The Swiss government has turned down demands to lower fuel taxes, as protests by truckers and motorists continue to spread across Europe. The cabinet said the recent price hikes did not have a negative impact on the Swiss economy.This content was published on September 13, 2000 - 20:20
The government spokesman, Achille Casanova, said on Wednesday that there was no threat to petrol supplies in the country, or a risk of shortages in the near future.
He acknowledged that the price increase for fuel would affect consumers. But he pointed out that petrol and heating oil in Switzerland were still among the cheapest in Europe.
Petrol and diesel prices have gone up by nearly 20 per cent in Switzerland over the past year. The price for heating oil even soared by more than 100 per cent in the same period.
However, the Road Haulage Association expressed disappointment with the government decision. Its spokesman, Beat Keiser, said the high diesel prices were making it very difficult for many Swiss transport companies to compete with truckers in other countries.
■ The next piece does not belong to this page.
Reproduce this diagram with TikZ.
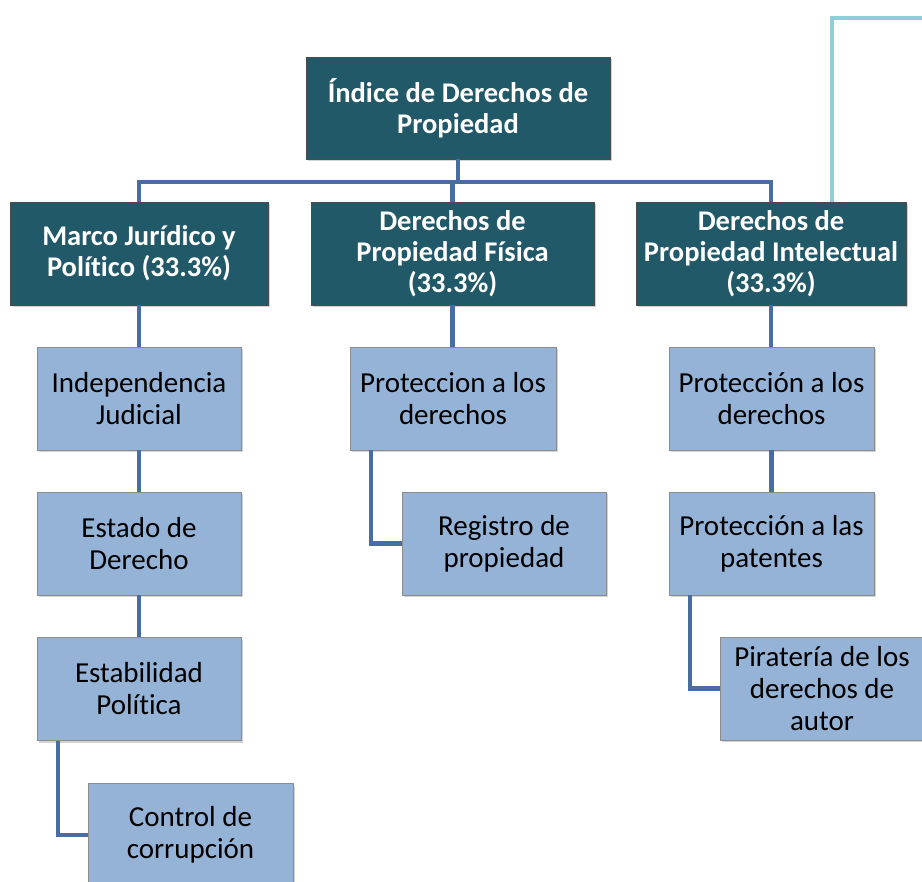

Keiser said the Road Haulage Association was not preparing any blockades to press its demand for the 59 per cent levy on fuel to be cut by half. But he suggested the mood was tense among truckers.
"We cannot rule out wildcat actions by disgruntled truckers", Kaiser told swissinfo.
He said the haulage companies would be forced to increase transport fees if the government was sticking to its position. "In the end consumers will have to pay for it," Keiser said.
The finance minister, Kaspar Villiger, is due to meet representatives of the main road transport association in the next few days.